Sunday, March 16, 2008

Buck Mulligan

While Stephen spends his time thinking and brooding, Buck appreciates the more physical aspects of life. Buck is described as having an equine (horse-like) face, and details like this and his name suggest that he is more animalistic, more about the primitive and natural than the intellectual. He tries to suggest his name has a Hellenic ring, even though it’s Stephen who has the clearly Greek name. He is sacrilegious and thoroughly irreverent, and while this fact cannot be held against him (Joyce doesn’t seem to be entirely in favor of the Catholic Church), it seems that he is not truly qualified to hold any sort of opinion, due to the fact that he probably hasn’t thought through and understood these ideas that he outwardly rejects.

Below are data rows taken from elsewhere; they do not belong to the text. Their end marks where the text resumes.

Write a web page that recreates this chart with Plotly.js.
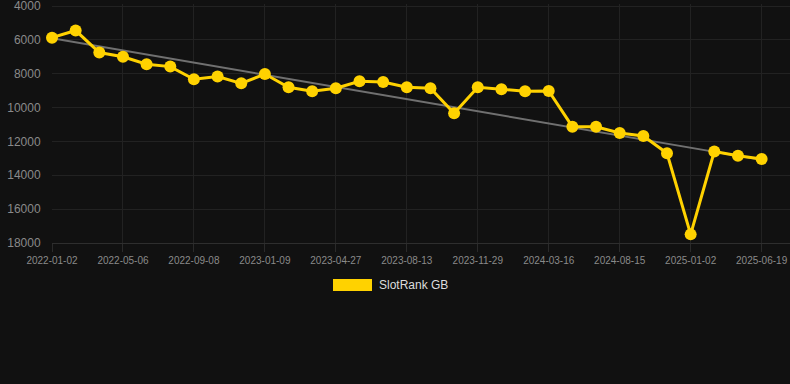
<!DOCTYPE html>
<html>
<head>
<meta charset="utf-8">
<script src="https://cdn.plot.ly/plotly-3.0.1.min.js"></script>
<style>
html,body{margin:0;padding:0;background:#111111;}
#chart{width:790px;height:384px;}
</style>
</head>
<body>
<div id="chart"></div>
<script>
// Category dates (every third one is labelled on the axis)
var dates = [
  "2022-01-02","2022-02-12","2022-03-25","2022-05-06","2022-06-17","2022-07-28",
  "2022-09-08","2022-10-19","2022-11-29","2023-01-09","2023-02-14","2023-03-22",
  "2023-04-27","2023-06-02","2023-07-08","2023-08-13","2023-09-18","2023-10-24",
  "2023-11-29","2024-01-04","2024-02-09","2024-03-16","2024-05-05","2024-06-25",
  "2024-08-15","2024-10-01","2024-11-17","2025-01-02","2025-02-27","2025-04-24",
  "2025-06-19"
];
// SlotRank GB values
var rank = [
  5870, 5450, 6750, 7000, 7440, 7580,
  8330, 8170, 8570, 8020, 8800, 9040,
  8860, 8450, 8490, 8800, 8860, 10340,
  8800, 8920, 9030, 9020, 11130, 11130,
  11500, 11680, 12700, 17490, 12600, 12840,
  13040
];
// Trend line end points
var trendDates = ["2022-01-02", "2025-06-19"];
var trendValues = [5910, 13090];
// Axis tick labels
var tickLabels = ["2022-01-02","2022-05-06","2022-09-08","2023-01-09","2023-04-27",
  "2023-08-13","2023-11-29","2024-03-16","2024-08-15","2025-01-02","2025-06-19"];
var yTicks = [4000, 6000, 8000, 10000, 12000, 14000, 16000, 18000];
var yTickText = ["4000","6000","8000","10000","12000","14000","16000","18000"];
var seriesName = "SlotRank GB";

var gold = "#FFD200";
var traces = [
  {
    x: trendDates, y: trendValues, type: "scatter", mode: "lines",
    line: {color: "#707070", width: 2}, hoverinfo: "skip", showlegend: false
  },
  {
    x: dates, y: rank, type: "scatter", mode: "lines+markers", name: seriesName,
    line: {color: gold, width: 3},
    marker: {color: gold, size: 12},
    cliponaxis: false, showlegend: false
  }
];

var plotH = 239;
var layout = {
  width: 790, height: 384,
  paper_bgcolor: "#111111", plot_bgcolor: "#111111",
  margin: {l: 52, r: 0, t: 4, b: 141},
  font: {family: "Liberation Sans, Arial, sans-serif", color: "#888888"},
  showlegend: false,
  xaxis: {
    type: "category", categoryorder: "array", categoryarray: dates,
    range: [0, 31.2],
    tickvals: tickLabels, ticktext: tickLabels,
    tickangle: 0,
    tickfont: {size: 10, color: "#8a8a8a"},
    showgrid: true, gridcolor: "#222222", gridwidth: 1,
    ticks: "outside", ticklen: 8, tickcolor: "#2a2a2a",
    showline: true, linecolor: "#2e2e2e", linewidth: 1,
    zeroline: false, fixedrange: true
  },
  yaxis: {
    range: [18000, 3882],
    tickvals: yTicks, ticktext: yTickText,
    tickfont: {size: 12, color: "#8a8a8a"},
    ticklabeloverflow: "allow",
    showgrid: true, gridcolor: "#222222", gridwidth: 1,
    ticks: "outside", ticklen: 8, tickcolor: "rgba(0,0,0,0)",
    showline: false, zeroline: false, fixedrange: true
  },
  shapes: [
    {type: "rect", xref: "paper", yref: "paper",
     x0: (333 - 52) / 738, x1: (372 - 52) / 738,
     y0: -(291 - 243) / plotH, y1: -(279 - 243) / plotH,
     fillcolor: gold, line: {width: 0}}
  ],
  annotations: [
    {text: seriesName, xref: "paper", yref: "paper",
     x: (377 - 52) / 738, y: -(285 - 243) / plotH,
     xanchor: "left", yanchor: "middle", showarrow: false,
     font: {size: 12, color: "#dddddd"}}
  ]
};

Plotly.newPlot("chart", traces, layout, {displayModeBar: false, staticPlot: true});
</script>
</body>
</html>
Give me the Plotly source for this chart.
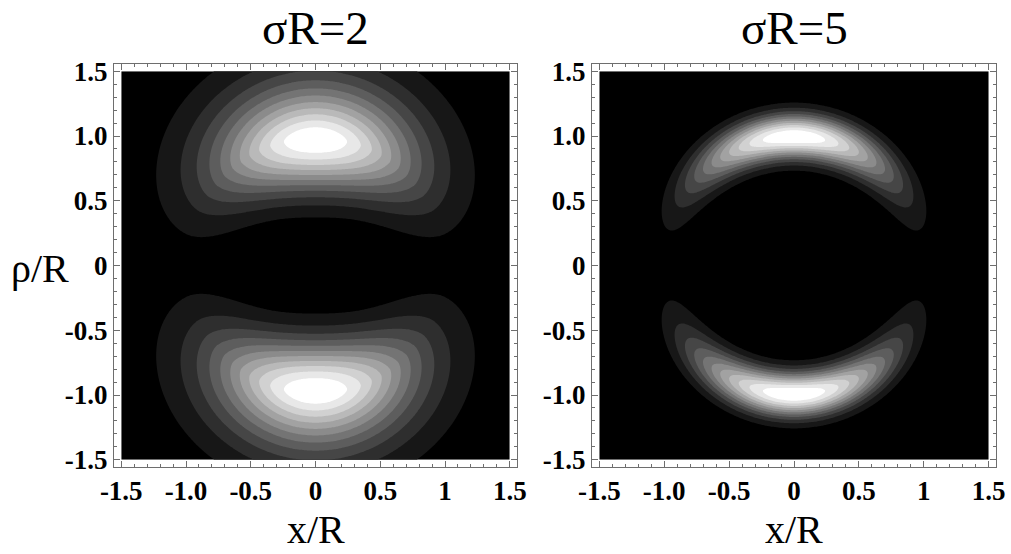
import numpy as np
import plotly.graph_objects as go

# ---- chart values ----
panel_titles = ["σR=2", "σR=5"]
peak_radius = [0.985, 0.995]      # radius of the bright ridge (units of R)
k_inner = [6.6, 36.0]             # radial fall-off inside the ridge
k_outer = [3.7, 36.0]             # radial fall-off outside the ridge
power_inner = [2.0, 2.0]
power_outer = [1.5, 2.0]
ang_width = [0.60, 0.58]          # angular width (rad) about the rho axis at r <= R
ang_growth = [0.05, 0.0]          # growth of angular width per unit radius beyond R
n_contours = 11

tick_vals = [-1.5, -1.0, -0.5, 0, 0.5, 1.0, 1.5]
x_tick_text = ["-1.5", "-1.0", "-0.5", "0", "0.5", "1", "1.5"]
y_tick_text = ["-1.5", "-1.0", "-0.5", "0", "0.5", "1.0", "1.5"]

grid = np.linspace(-1.5, 1.5, 241)
X, P = np.meshgrid(grid, grid)
r = np.hypot(X, P)
phi = np.arctan2(np.abs(X), np.abs(P))


def field(i):
    d = r - peak_radius[i]
    rad = np.where(d < 0, k_inner[i] * np.abs(d) ** power_inner[i],
                   k_outer[i] * np.abs(d) ** power_outer[i])
    s = ang_width[i] + ang_growth[i] * np.clip(r - 1.0, 0, None)
    f = np.exp(-rad - phi ** 2 / (2 * s ** 2))
    return f / f.max()


W, H = 1011, 554
step = 1.0 / (n_contours + 1)

fig = go.Figure()
for i in range(2):
    fig.add_trace(go.Contour(
        x=grid, y=grid, z=field(i),
        xaxis="x" if i == 0 else "x2", yaxis="y" if i == 0 else "y2",
        colorscale=[[0, "black"], [1, "white"]],
        contours=dict(start=step, end=n_contours * step + 1e-9, size=step, coloring="fill"),
        line=dict(width=0),
        showscale=False, hoverinfo="skip",
    ))

frame_col = "#6e6e6e"
tick_font = dict(family="Liberation Serif", size=27, color="black")
common = dict(
    range=[-1.556, 1.556], showline=True, linecolor=frame_col, linewidth=1,
    mirror="allticks", ticks="inside", ticklen=6, tickwidth=1, tickcolor=frame_col,
    showgrid=False, zeroline=False, tickmode="array", tickvals=tick_vals,
    tickfont=tick_font, automargin=False,
    minor=dict(ticks="inside", ticklen=3, tickcolor=frame_col, tickmode="linear",
               tick0=0, dtick=0.1, showgrid=False),
    fixedrange=True,
)
xt = ["<b>%s</b>" % t for t in x_tick_text]
yt = ["<b>%s</b>" % t for t in y_tick_text]

xdoms = [[114 / W, 517 / W], [592 / W, 996 / W]]
ydom = [1 - 467 / H, 1 - 64 / H]
fig.update_layout(
    template="none",
    width=W, height=H, margin=dict(l=0, r=0, t=0, b=0, pad=0, autoexpand=False),
    paper_bgcolor="white", plot_bgcolor="white", showlegend=False,
    xaxis=dict(domain=xdoms[0], anchor="y", ticktext=xt, **common),
    yaxis=dict(domain=ydom, anchor="x", ticktext=yt, **common),
    xaxis2=dict(domain=xdoms[1], anchor="y2", ticktext=xt, **common),
    yaxis2=dict(domain=ydom, anchor="x2", ticktext=yt, **common),
)

ann = []
centers = [315.5 / W, 794 / W]
for i in range(2):
    ann.append(dict(x=centers[i], y=1 - 28 / H, xref="paper", yref="paper",
                    text=panel_titles[i], showarrow=False, xanchor="center", yanchor="middle",
                    font=dict(family="Liberation Serif", size=47, color="black")))
    ann.append(dict(x=centers[i], y=1 - 529 / H, xref="paper", yref="paper",
                    text="x/R", showarrow=False, xanchor="center", yanchor="middle",
                    font=dict(family="Liberation Serif", size=40, color="black")))
ann.append(dict(x=40 / W, y=1 - 268 / H, xref="paper", yref="paper",
                text="ρ/R", showarrow=False, xanchor="center", yanchor="middle",
                font=dict(family="Liberation Serif", size=40, color="black")))
fig.update_layout(annotations=ann)

fig.write_html("out.html")
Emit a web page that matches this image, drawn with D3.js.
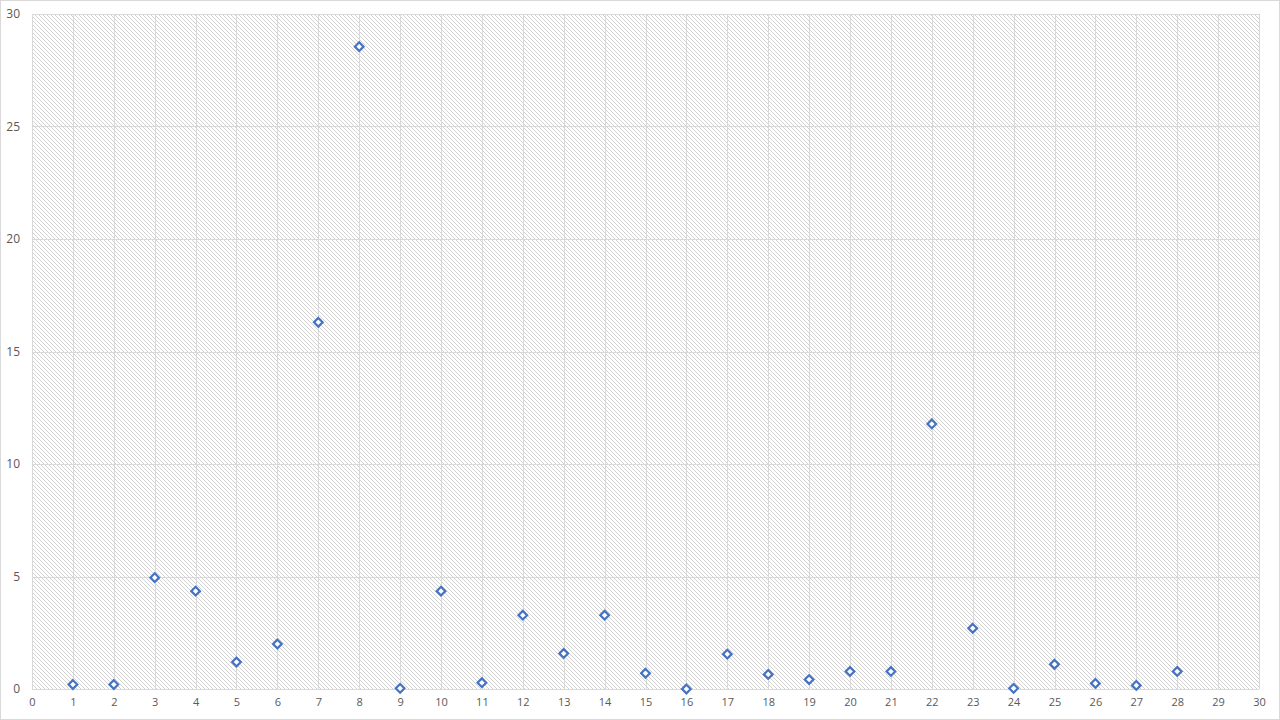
<!DOCTYPE html>
<html><head><meta charset="utf-8">
<script src="https://cdn.jsdelivr.net/npm/d3@7"></script>
<style>body{margin:0;background:#fff}svg{display:block}</style>
</head><body>
<svg id="c" width="1280" height="720"></svg>
<script>
const xValues = [1,2,3,4,5,6,7,8,9,10,11,12,13,14,15,16,17,18,19,20,21,22,23,24,25,26,27,28];
const yValues = [0.2,0.2,4.95,4.35,1.2,2.0,16.3,28.55,0.03,4.35,0.28,3.28,1.58,3.28,0.7,0.0,1.55,0.65,0.42,0.78,0.78,11.78,2.7,0.03,1.1,0.25,0.16,0.78];
const xTicks = d3.range(0,31,1);
const yTicks = [0,5,10,15,20,25,30];

const svg = d3.select("#c");
const W=1280,H=720;
const m={l:32,r:21,t:14,b:31};
const x=d3.scaleLinear().domain([0,30]).range([m.l,W-m.r]);
const y=d3.scaleLinear().domain([0,30]).range([H-m.b,m.t]);

svg.append("rect").attr("x",0.5).attr("y",0.5).attr("width",W-1).attr("height",H-1)
  .attr("fill","#fff").attr("stroke","#d9d9d9");

const defs=svg.append("defs");
const pat=defs.append("pattern").attr("id","hatch").attr("patternUnits","userSpaceOnUse")
  .attr("width",4).attr("height",4);
pat.append("rect").attr("width",4).attr("height",4).attr("fill","#fff");
[0,1,2,3].forEach(i=>{
  pat.append("rect").attr("x",i).attr("y",i).attr("width",1).attr("height",1).attr("fill","#d2d2d2");
});

svg.append("rect").attr("x",x(0)).attr("y",y(30)).attr("width",x(30)-x(0)).attr("height",y(0)-y(30))
  .attr("fill","url(#hatch)");

// gridlines
svg.append("g").selectAll("line").data(xTicks).join("line")
  .attr("x1",d=>Math.round(x(d))+0.5).attr("x2",d=>Math.round(x(d))+0.5)
  .attr("y1",y(30)).attr("y2",y(0)).attr("stroke","#d9d9d9");
svg.append("g").selectAll("line").data(yTicks).join("line")
  .attr("y1",d=>Math.round(y(d))+0.5).attr("y2",d=>Math.round(y(d))+0.5)
  .attr("x1",x(0)).attr("x2",x(30)).attr("stroke","#d9d9d9");

// axes labels
const xa=d3.axisBottom(x).tickValues(xTicks).tickSize(0).tickPadding(9);
const gx=svg.append("g").attr("transform",`translate(0,${y(0)})`).call(xa);
gx.select(".domain").remove();
gx.selectAll("text").attr("fill","#595959").style("font-family","'Open Sans',Arial,sans-serif").style("font-size","11px");
const ya=d3.axisLeft(y).tickValues(yTicks).tickSize(0).tickPadding(12);
const gy=svg.append("g").attr("transform",`translate(${x(0)},0)`).call(ya);
gy.select(".domain").remove();
gy.selectAll("text").attr("fill","#595959").style("font-family","'Open Sans',Arial,sans-serif").style("font-size","12px");

// points
const sym=d3.symbol().type(d3.symbolDiamond2).size(48);
svg.append("g").selectAll("path").data(xValues.map((d,i)=>[d,yValues[i]])).join("path")
  .attr("d",sym).attr("transform",d=>`translate(${x(d[0])},${y(d[1])})`)
  .attr("fill","#fff").attr("stroke","#4472C4").attr("stroke-width",2.2);
</script>
</body></html>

His appearance recalls the image of a “patron of arts in the middle ages” (1). Like patrons of the arts, he is not involved in the creation of art (as Stephen is), but in the financial, public, more superficial aspects. Interestingly, he refers to Stephen at one time as “Caliban,” the beast-like human who serves under the wizard Prospero in a Shakespearean play (6). While this comparison emphasizes Stephen’s servant-like role, it is also ironic in that the character of Caliban is often seen as a symbol for the wild, natural man (he once attempted to rape his master’s daughter) devoid of art or high intellect.